Goal
Repeat, word for word, the line with "Write the TikZ code for this diagram." and each one after it to the end. No picture goes into the copy.

The input
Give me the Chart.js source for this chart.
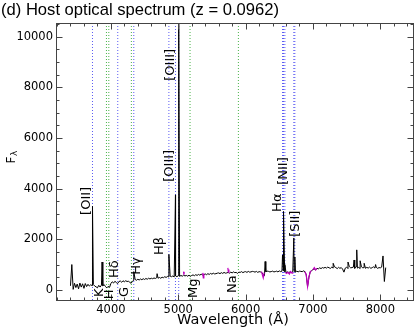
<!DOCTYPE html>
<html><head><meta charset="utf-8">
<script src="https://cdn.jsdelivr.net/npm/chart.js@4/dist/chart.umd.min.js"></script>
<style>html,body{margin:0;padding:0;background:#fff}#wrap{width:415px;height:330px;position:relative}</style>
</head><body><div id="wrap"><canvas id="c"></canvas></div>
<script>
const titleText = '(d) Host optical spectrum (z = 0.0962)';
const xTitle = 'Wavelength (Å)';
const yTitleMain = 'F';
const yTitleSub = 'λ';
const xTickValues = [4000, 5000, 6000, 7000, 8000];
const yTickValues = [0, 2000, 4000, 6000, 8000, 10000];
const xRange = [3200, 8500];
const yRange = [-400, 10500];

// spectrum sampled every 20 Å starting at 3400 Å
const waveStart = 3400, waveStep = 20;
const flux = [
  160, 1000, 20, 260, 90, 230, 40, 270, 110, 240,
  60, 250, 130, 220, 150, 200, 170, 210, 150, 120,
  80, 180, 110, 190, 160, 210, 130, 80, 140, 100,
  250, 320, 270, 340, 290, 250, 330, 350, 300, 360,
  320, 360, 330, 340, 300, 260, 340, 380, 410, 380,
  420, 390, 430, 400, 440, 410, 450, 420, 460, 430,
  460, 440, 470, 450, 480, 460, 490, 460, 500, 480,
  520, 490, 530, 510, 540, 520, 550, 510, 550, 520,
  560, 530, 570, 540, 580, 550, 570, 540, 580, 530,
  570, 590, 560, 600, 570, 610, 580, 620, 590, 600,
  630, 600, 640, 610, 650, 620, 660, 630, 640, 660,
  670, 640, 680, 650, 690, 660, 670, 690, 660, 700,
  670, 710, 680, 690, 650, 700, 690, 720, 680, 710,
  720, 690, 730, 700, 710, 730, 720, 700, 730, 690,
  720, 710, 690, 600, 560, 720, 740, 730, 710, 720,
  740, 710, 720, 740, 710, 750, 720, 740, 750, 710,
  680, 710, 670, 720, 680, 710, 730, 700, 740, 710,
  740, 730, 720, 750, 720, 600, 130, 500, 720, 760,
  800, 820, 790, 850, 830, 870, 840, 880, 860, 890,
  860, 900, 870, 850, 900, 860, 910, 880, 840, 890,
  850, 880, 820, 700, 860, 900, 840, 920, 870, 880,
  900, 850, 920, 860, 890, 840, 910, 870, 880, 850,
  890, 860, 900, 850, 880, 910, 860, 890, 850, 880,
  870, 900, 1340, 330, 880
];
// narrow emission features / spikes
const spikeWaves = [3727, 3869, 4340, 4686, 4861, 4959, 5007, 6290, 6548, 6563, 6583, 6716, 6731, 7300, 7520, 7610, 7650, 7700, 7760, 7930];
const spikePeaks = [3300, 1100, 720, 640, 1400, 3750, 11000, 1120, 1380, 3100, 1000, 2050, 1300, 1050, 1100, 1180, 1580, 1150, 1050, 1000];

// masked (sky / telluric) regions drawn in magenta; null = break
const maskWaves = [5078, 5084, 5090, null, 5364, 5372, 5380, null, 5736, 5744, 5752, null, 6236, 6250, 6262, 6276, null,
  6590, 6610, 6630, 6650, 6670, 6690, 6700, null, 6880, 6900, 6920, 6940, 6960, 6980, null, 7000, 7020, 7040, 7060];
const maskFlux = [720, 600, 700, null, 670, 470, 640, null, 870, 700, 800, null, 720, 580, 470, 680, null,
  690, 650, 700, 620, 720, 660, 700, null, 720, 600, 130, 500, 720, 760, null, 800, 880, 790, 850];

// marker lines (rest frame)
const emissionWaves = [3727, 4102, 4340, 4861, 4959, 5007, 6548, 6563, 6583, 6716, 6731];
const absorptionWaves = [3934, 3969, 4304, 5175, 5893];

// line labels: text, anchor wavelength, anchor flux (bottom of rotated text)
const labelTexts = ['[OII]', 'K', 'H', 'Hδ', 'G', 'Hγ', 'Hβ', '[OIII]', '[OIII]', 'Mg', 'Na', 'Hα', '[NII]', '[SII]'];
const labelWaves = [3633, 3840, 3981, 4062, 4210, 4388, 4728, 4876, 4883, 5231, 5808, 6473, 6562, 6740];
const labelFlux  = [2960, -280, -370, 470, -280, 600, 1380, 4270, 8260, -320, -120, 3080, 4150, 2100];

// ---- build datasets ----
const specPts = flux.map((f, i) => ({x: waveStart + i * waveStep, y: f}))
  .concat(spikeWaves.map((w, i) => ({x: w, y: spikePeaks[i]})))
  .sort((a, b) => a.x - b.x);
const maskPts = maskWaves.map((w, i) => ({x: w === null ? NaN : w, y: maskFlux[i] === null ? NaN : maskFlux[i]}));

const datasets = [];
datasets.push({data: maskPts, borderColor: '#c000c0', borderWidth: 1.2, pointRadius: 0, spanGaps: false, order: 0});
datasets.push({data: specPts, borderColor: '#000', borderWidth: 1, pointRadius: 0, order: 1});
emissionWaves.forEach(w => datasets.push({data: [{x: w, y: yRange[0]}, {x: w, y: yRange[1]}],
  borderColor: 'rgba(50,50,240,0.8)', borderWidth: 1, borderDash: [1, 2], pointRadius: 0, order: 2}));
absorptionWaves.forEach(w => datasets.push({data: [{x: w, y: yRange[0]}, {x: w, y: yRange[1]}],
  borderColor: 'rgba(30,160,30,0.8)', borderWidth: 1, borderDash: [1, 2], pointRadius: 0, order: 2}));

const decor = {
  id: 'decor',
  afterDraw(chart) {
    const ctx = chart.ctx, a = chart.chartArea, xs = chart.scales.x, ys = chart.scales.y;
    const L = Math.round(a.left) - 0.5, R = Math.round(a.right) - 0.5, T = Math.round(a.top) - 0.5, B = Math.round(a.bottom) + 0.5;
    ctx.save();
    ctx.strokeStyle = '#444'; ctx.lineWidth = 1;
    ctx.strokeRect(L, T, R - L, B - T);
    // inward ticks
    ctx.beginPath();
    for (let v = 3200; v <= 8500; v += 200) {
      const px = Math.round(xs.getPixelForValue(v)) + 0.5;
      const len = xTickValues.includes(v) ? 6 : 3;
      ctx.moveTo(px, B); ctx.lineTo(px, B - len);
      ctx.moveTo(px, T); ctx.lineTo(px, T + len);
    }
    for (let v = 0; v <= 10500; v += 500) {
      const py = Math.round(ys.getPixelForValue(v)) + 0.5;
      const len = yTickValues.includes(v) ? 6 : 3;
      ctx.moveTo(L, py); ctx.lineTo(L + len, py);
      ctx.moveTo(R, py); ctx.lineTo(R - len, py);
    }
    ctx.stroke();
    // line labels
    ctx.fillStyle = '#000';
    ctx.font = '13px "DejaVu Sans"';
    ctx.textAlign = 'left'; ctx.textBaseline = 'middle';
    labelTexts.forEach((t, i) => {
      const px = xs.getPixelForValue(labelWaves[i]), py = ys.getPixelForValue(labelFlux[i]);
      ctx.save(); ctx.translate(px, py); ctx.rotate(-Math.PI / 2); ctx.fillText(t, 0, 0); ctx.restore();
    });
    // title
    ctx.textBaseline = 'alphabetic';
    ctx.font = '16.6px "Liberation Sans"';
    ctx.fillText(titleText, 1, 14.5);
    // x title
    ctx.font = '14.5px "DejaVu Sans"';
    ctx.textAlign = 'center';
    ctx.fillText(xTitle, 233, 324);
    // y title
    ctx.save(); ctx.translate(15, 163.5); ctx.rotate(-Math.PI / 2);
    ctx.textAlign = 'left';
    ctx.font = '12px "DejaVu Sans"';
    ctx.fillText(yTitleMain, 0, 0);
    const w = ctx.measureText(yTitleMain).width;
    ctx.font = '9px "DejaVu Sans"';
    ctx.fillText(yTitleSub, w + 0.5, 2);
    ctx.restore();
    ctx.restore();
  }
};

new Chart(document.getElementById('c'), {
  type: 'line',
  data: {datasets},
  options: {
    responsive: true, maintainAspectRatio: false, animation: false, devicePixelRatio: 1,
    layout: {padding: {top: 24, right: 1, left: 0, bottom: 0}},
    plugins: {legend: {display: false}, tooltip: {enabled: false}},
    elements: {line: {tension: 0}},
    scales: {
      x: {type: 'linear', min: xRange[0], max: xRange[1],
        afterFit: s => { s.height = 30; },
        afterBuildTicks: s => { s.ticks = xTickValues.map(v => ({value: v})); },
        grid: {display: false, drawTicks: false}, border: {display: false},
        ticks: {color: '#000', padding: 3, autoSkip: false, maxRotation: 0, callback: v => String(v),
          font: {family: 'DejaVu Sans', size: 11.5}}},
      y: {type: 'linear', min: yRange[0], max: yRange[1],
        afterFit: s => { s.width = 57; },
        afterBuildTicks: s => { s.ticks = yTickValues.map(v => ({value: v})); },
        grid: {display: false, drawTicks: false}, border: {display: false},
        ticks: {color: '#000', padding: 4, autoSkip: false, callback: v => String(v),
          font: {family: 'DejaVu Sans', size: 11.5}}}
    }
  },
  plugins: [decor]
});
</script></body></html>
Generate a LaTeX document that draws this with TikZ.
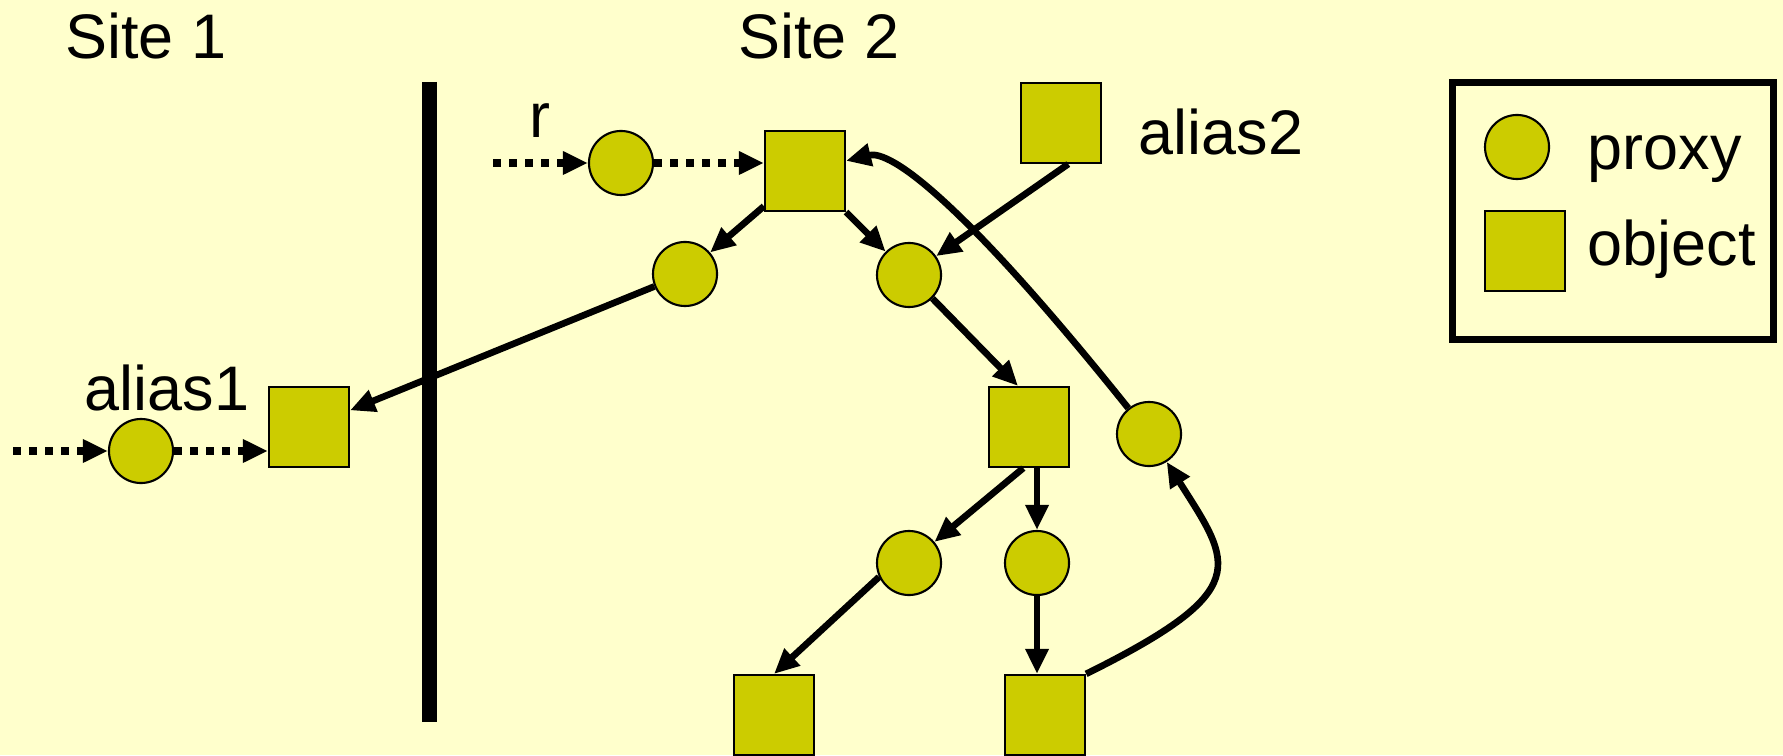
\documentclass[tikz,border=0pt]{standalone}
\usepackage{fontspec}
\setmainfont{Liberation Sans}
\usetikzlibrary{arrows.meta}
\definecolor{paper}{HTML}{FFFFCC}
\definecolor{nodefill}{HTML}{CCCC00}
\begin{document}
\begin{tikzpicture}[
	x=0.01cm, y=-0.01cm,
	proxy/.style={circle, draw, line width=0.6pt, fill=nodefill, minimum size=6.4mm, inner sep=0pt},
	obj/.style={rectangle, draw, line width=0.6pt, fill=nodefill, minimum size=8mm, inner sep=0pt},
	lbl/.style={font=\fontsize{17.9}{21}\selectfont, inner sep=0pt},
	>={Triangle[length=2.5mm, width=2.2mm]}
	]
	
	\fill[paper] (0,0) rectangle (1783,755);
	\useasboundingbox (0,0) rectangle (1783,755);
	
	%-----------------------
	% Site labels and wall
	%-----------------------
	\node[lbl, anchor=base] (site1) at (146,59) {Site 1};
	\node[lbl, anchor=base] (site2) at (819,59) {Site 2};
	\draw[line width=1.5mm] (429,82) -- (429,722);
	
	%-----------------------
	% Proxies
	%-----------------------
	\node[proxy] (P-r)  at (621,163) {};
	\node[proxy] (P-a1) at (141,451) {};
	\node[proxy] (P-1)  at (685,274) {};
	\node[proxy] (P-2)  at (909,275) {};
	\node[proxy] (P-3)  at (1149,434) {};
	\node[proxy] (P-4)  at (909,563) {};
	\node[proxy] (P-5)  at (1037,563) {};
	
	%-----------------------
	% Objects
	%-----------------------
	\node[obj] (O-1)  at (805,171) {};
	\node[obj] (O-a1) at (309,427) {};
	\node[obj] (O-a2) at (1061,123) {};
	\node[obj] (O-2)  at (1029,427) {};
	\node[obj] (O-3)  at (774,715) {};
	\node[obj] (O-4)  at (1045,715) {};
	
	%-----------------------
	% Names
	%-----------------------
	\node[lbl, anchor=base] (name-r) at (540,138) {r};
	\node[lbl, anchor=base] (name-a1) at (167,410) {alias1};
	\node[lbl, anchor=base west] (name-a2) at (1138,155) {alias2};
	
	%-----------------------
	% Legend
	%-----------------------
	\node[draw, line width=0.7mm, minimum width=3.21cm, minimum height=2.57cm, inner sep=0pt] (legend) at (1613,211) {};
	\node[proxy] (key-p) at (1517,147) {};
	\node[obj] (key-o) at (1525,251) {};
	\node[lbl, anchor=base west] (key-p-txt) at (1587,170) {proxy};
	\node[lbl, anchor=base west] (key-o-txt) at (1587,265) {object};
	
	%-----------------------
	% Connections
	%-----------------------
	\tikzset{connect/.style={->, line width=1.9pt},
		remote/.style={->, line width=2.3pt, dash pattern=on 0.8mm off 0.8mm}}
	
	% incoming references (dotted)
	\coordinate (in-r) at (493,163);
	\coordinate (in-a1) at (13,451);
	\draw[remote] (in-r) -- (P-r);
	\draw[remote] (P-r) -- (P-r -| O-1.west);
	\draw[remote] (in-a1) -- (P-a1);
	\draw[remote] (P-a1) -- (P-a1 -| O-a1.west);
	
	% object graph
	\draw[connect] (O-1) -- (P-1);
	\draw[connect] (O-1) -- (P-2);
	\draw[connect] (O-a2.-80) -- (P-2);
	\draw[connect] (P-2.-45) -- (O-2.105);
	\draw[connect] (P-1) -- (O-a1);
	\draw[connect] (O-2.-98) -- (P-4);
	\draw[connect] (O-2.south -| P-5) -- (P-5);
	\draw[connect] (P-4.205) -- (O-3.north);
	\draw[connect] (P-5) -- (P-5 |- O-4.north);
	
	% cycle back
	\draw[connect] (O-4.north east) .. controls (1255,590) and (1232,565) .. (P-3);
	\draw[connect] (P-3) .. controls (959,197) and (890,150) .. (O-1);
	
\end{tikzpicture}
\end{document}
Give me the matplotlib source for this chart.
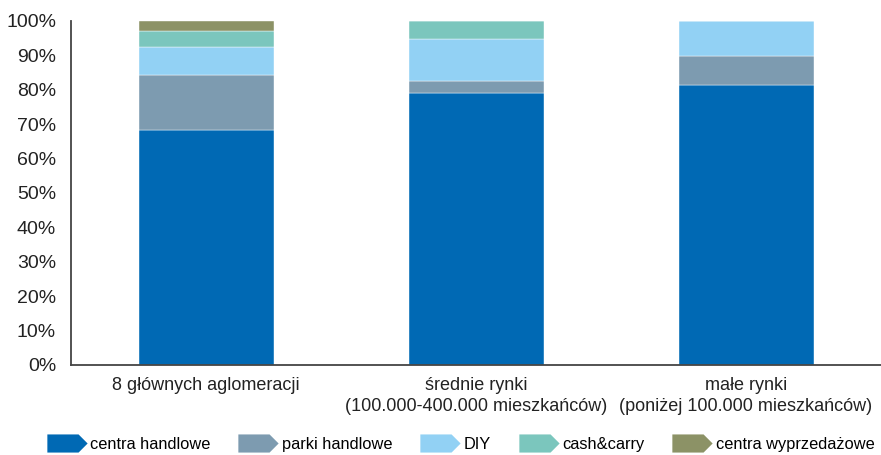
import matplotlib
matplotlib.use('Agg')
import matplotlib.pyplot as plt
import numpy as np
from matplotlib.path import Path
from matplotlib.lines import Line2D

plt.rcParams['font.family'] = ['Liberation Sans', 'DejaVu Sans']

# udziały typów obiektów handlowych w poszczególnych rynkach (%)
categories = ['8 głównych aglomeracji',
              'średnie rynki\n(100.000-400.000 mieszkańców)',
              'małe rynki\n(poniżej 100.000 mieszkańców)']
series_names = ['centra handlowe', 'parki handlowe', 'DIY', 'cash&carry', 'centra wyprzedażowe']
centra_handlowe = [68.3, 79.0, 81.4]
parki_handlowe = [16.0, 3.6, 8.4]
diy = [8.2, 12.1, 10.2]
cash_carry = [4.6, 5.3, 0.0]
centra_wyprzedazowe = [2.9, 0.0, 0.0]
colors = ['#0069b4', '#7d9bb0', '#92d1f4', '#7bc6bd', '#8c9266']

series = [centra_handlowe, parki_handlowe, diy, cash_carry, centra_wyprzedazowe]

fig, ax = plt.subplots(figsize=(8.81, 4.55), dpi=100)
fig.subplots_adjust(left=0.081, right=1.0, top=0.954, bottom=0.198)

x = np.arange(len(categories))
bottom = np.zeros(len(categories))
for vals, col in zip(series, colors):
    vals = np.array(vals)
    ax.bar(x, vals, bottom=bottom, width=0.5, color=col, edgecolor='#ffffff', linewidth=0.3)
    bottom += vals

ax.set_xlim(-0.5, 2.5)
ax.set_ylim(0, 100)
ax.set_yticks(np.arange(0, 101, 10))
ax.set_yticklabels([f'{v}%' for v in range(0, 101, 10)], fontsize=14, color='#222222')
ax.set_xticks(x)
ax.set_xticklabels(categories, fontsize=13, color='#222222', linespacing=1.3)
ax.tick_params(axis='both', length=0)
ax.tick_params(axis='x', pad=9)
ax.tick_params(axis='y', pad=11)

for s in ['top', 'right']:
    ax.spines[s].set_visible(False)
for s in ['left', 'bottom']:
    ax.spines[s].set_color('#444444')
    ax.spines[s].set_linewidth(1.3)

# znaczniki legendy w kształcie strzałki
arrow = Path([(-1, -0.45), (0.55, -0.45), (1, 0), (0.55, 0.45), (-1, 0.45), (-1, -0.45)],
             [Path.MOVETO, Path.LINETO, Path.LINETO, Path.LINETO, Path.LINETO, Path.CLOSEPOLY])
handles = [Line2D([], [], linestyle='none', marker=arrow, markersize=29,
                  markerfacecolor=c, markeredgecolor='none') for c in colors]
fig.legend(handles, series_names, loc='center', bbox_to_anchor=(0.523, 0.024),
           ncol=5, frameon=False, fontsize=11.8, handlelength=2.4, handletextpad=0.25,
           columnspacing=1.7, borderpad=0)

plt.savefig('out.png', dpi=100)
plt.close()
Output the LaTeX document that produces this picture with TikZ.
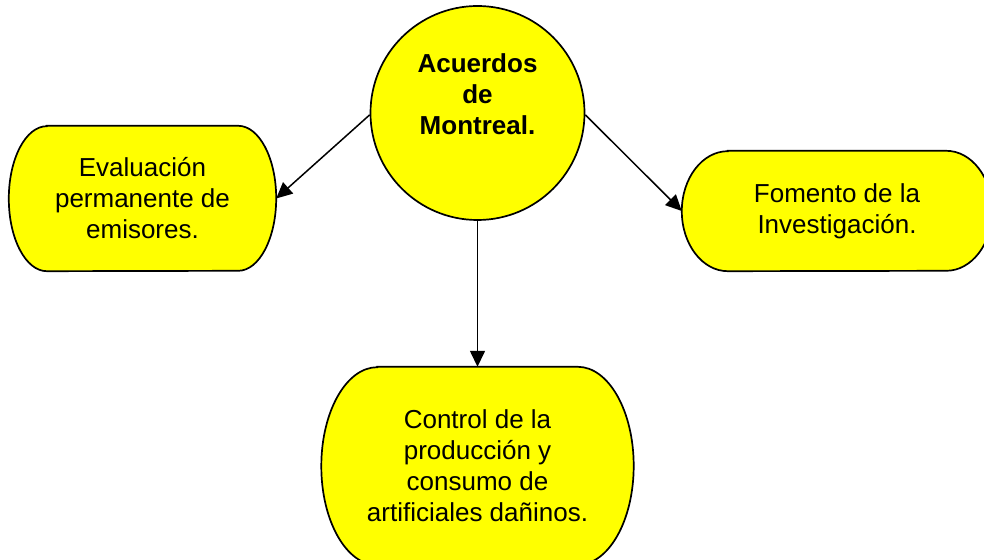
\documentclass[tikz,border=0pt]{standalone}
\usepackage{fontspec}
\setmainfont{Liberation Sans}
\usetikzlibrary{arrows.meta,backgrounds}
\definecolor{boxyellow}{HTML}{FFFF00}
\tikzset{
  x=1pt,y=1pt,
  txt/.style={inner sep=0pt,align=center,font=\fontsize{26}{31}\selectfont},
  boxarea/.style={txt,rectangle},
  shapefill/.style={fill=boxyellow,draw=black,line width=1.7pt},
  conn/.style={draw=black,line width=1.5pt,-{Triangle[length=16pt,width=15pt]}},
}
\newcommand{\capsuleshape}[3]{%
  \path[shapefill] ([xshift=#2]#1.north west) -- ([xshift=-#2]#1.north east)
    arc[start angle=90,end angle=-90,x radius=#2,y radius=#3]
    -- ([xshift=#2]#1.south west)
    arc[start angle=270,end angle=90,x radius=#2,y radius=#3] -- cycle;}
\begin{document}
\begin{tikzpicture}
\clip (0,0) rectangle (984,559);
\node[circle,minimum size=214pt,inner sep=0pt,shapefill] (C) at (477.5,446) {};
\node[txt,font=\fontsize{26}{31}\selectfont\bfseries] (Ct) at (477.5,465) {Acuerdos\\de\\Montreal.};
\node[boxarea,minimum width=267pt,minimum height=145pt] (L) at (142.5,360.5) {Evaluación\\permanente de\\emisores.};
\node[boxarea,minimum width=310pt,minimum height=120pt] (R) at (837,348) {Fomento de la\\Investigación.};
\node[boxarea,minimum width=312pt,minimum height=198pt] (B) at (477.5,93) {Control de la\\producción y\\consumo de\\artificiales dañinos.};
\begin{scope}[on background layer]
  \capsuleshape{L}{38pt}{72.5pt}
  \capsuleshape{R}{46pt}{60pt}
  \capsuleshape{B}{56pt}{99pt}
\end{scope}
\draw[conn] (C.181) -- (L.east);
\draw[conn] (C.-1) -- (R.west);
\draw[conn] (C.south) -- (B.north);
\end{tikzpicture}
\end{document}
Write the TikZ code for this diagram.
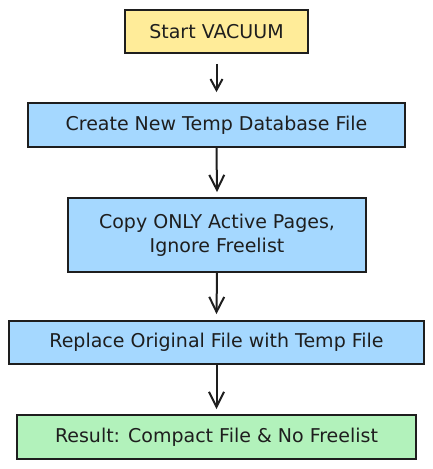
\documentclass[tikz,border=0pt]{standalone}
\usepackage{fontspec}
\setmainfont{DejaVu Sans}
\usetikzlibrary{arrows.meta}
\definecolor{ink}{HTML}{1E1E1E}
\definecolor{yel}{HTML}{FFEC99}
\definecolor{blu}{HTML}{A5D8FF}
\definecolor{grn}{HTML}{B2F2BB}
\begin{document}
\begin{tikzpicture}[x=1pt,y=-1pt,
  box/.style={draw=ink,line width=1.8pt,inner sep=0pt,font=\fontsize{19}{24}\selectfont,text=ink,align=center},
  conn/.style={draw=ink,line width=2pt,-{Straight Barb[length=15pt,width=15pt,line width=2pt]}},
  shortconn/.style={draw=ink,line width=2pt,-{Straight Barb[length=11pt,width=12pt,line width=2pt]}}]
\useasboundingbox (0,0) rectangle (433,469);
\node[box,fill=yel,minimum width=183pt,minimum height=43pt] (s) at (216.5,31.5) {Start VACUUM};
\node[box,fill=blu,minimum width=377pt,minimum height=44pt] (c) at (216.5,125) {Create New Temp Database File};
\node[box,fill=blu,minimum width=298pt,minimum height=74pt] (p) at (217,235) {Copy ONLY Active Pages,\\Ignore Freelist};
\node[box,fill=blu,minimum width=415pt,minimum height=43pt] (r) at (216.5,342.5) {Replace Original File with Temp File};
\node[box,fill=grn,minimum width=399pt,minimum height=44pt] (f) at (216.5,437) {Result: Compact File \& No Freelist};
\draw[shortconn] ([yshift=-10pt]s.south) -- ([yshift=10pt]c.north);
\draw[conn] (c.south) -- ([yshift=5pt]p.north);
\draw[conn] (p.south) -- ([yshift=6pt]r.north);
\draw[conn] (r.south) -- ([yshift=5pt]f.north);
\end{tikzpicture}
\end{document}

Written answer
Write the TikZ code for this diagram.
\documentclass[tikz,border=0pt]{standalone}
\usepackage{fontspec}
\setmainfont{DejaVu Sans}
\usetikzlibrary{arrows.meta}
\definecolor{ink}{HTML}{1E1E1E}
\definecolor{yel}{HTML}{FFEC99}
\definecolor{blu}{HTML}{A5D8FF}
\definecolor{grn}{HTML}{B2F2BB}
\begin{document}
\begin{tikzpicture}[x=1pt,y=-1pt,
  box/.style={draw=ink,line width=1.8pt,inner sep=0pt,font=\fontsize{19}{24}\selectfont,text=ink,align=center},
  conn/.style={draw=ink,line width=2pt,-{Straight Barb[length=15pt,width=15pt,line width=2pt]}},
  shortconn/.style={draw=ink,line width=2pt,-{Straight Barb[length=11pt,width=12pt,line width=2pt]}}]
\useasboundingbox (0,0) rectangle (433,469);
\node[box,fill=yel,minimum width=183pt,minimum height=43pt] (s) at (216.5,31.5) {Start VACUUM};
\node[box,fill=blu,minimum width=377pt,minimum height=44pt] (c) at (216.5,125) {Create New Temp Database File};
\node[box,fill=blu,minimum width=298pt,minimum height=74pt] (p) at (217,235) {Copy ONLY Active Pages,\\Ignore Freelist};
\node[box,fill=blu,minimum width=415pt,minimum height=43pt] (r) at (216.5,342.5) {Replace Original File with Temp File};
\node[box,fill=grn,minimum width=399pt,minimum height=44pt] (f) at (216.5,437) {Result: Compact File \& No Freelist};
\draw[shortconn] ([yshift=-10pt]s.south) -- ([yshift=10pt]c.north);
\draw[conn] (c.south) -- ([yshift=5pt]p.north);
\draw[conn] (p.south) -- ([yshift=6pt]r.north);
\draw[conn] (r.south) -- ([yshift=5pt]f.north);
\end{tikzpicture}
\end{document}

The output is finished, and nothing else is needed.